16.2.2 Definition of Force Majeure. The term "force majeure" as used herein, means acts of God; strikes,
lockouts,or other industrial disturbances;acts of terrorism,acts of the public enemy,wars,blockades,
insurrections,civil disturbances,riots,and epidemics;landslides,lightning,earthquakes,fires,storms,
tornadoes,hurricanes,floods,and washouts;arrests,orders,directives,restraints,and requirements of
the government and governmental agencies,either federal or state,civil or military;any application of
governmental conservation or curtailment rules and regulations; explosions,breakage,or accident to
machinery or lines of pipe;shutdowns of lines of pipe for inspection,maintenance,or repair;freezing
of lines of pipe; and any other causes,whether of the kind enumerated or otherwise,not reasonably
within the control of the party claiming suspension.

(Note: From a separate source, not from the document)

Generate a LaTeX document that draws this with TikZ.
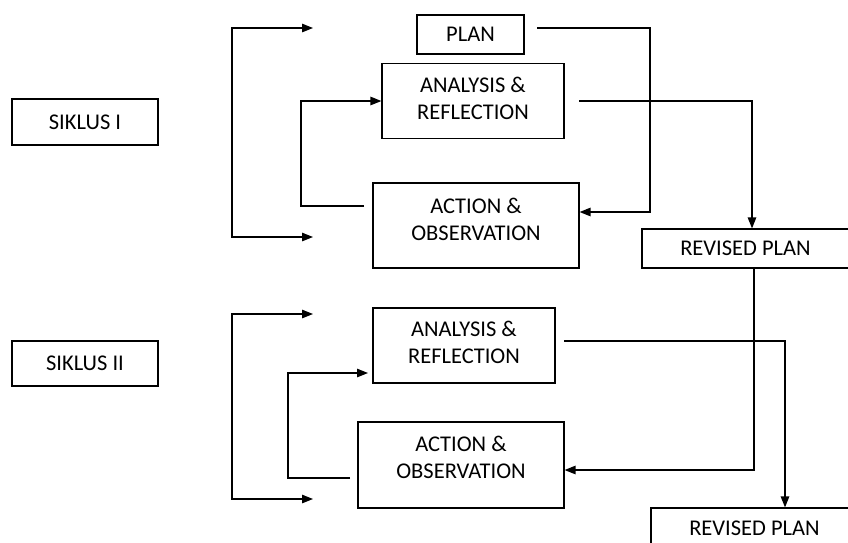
\documentclass[tikz,border=0pt]{standalone}
\usepackage{fontspec}
\setmainfont{Carlito}
\usetikzlibrary{arrows.meta}

\begin{document}
\begin{tikzpicture}[x=0.02cm,y=-0.02cm,line width=0.7pt,
    >={Triangle[length=2.2mm,width=1.7mm]},
    box/.style={draw,align=center,inner sep=0pt,font=\fontsize{12.8}{15.4}\selectfont}]
    \clip (0,0) rectangle (848,542);
    \node[box,minimum width=2.92cm,minimum height=0.92cm] (siklusI) at (85,122) {SIKLUS I};
    \node[box,minimum width=2.92cm,minimum height=0.9cm] (siklusII) at (85,363.5) {SIKLUS II};
    \node[box,minimum width=2.14cm,minimum height=0.78cm] (plan) at (470.5,34.5) {PLAN};
    \node[box,minimum width=3.64cm,minimum height=1.5cm,text depth=2.8pt] (reflI) at (473,101) {ANALYSIS \&\\REFLECTION};
    \node[box,minimum width=4.12cm,minimum height=1.7cm,text depth=7.4pt] (actI) at (476,225.5) {ACTION \&\\OBSERVATION};
    \node[box,minimum width=4.14cm,minimum height=0.78cm] (revI) at (745.5,248.5) {REVISED PLAN};
    \node[box,minimum width=3.64cm,minimum height=1.5cm,text depth=4pt] (reflII) at (464,345.5) {ANALYSIS \&\\REFLECTION};
    \node[box,minimum width=4.12cm,minimum height=1.72cm,text depth=9pt] (actII) at (461,465) {ACTION \&\\OBSERVATION};
    \node[box,minimum width=4.14cm,minimum height=0.8cm] (revII) at (754.5,528) {REVISED PLAN};
    \coordinate (topI) at (313,28);
    \coordinate (botI) at (313,237);
    \coordinate (topII) at (313,314);
    \coordinate (botII) at (313,499);
    \draw[<->] (topI) -- (232,28) -- (232,237) -- (botI);
    \draw[<->] (topII) -- (232,314) -- (232,499) -- (botII);
    \draw[->] (364,206) -| (301,101) -- (reflI.west);
    \draw[->] (350,478) -| (288,373) -- (368,373);
    \draw[->] (537,28) -| (650,212) -- (actI.east |- 650,212);
    \draw[->] (579,101) -| (revI.north -| 752,0);
    \draw[->] (revI.south -| 754,0) |- (actII.east |- 754,470);
    \draw[->] (564,341) -| (revII.north -| 785,0);
\end{tikzpicture}
\end{document}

The settlement of strikes or lockouts will be
entirely within the discretion of the party having the difficulty, and the above referenced reasonable
dispatch will not require the settlement of strikes or lockouts by acceding to the demand of the opposing
party when such course is,or is deemed to be,inadvisable or inappropriate in the discretion of the party
having the difficulty.
16.2.3 Balancing Obligations Remain. Notwithstanding the foregoing, an event of force majeure will in no
way terminate Shipper's obligation to balance quantities of gas under the applicable Agreement or
make payment for quantities delivered prior to such event of force majeure.